Above: my latest piece from an online course I'm doing run by Dale (The Thread Studio) called Holey Moley. It's done on heat transfer printed felt. The squares were joined by machine stitching, then the 6 small squares were appliqued on. The triangular holes were cut out then stitched around and across and I used a soldering iron to burn the small holes.

Today I got the rejection letter for my 'Stitch Sampler Quilt' (above & detail below) I wasn't really expecting it to be accepted for a few reasons. I had very limited time so chose to finish this one rather than the one I was planning (I'll do that one next year for another exhibition attempt) It's not very large (51 x 76cms) - also I had one day to do the photo and get it sent off so just had to do the best I could with my own resources. But I'm pleased that I got it finished and submitted.
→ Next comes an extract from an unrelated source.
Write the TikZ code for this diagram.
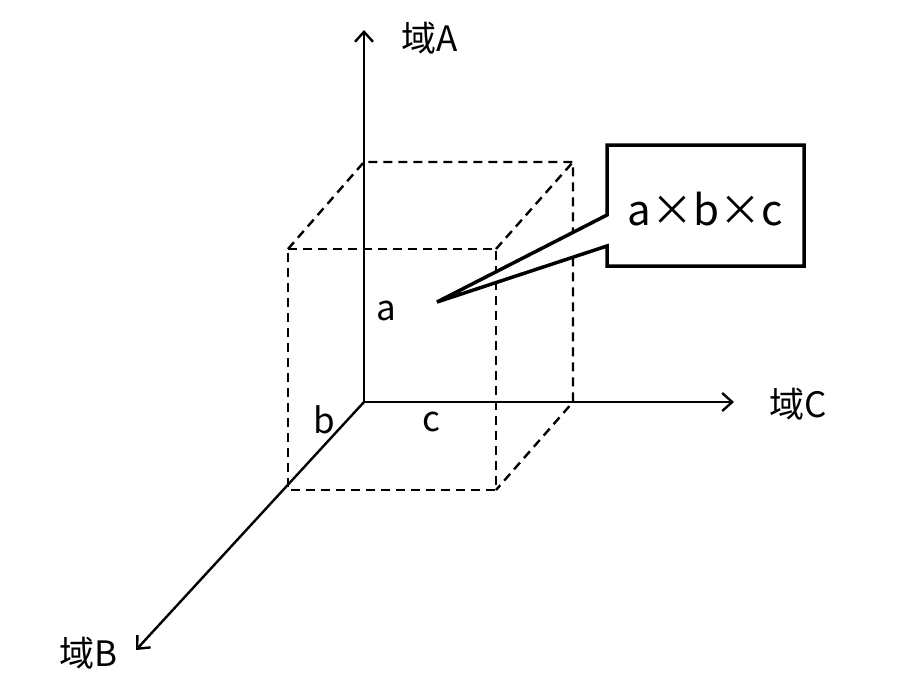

The idea came from some sewing machine stitch samples - very randomly done on calico - some I had used up paint on and stamped - not with any plan in mind but when I cut them up and arranged them on a sun dyed background fabric I quite liked them. The rest of the quilt was designed around them. I screen printed some more squares on the background, made a border from other printed/dyed fabrics that fitted in and machine quilted it with a design that echoed the shapes and colours.
Not sure what I'll do with it now - might have to find a place on the wall to hang it. I actually quite like it - the chance element in the initial idea, the using up of scraps which would otherwise be thrown away and the folksy look of it. I can understand it wouldn't appeal to everyone though.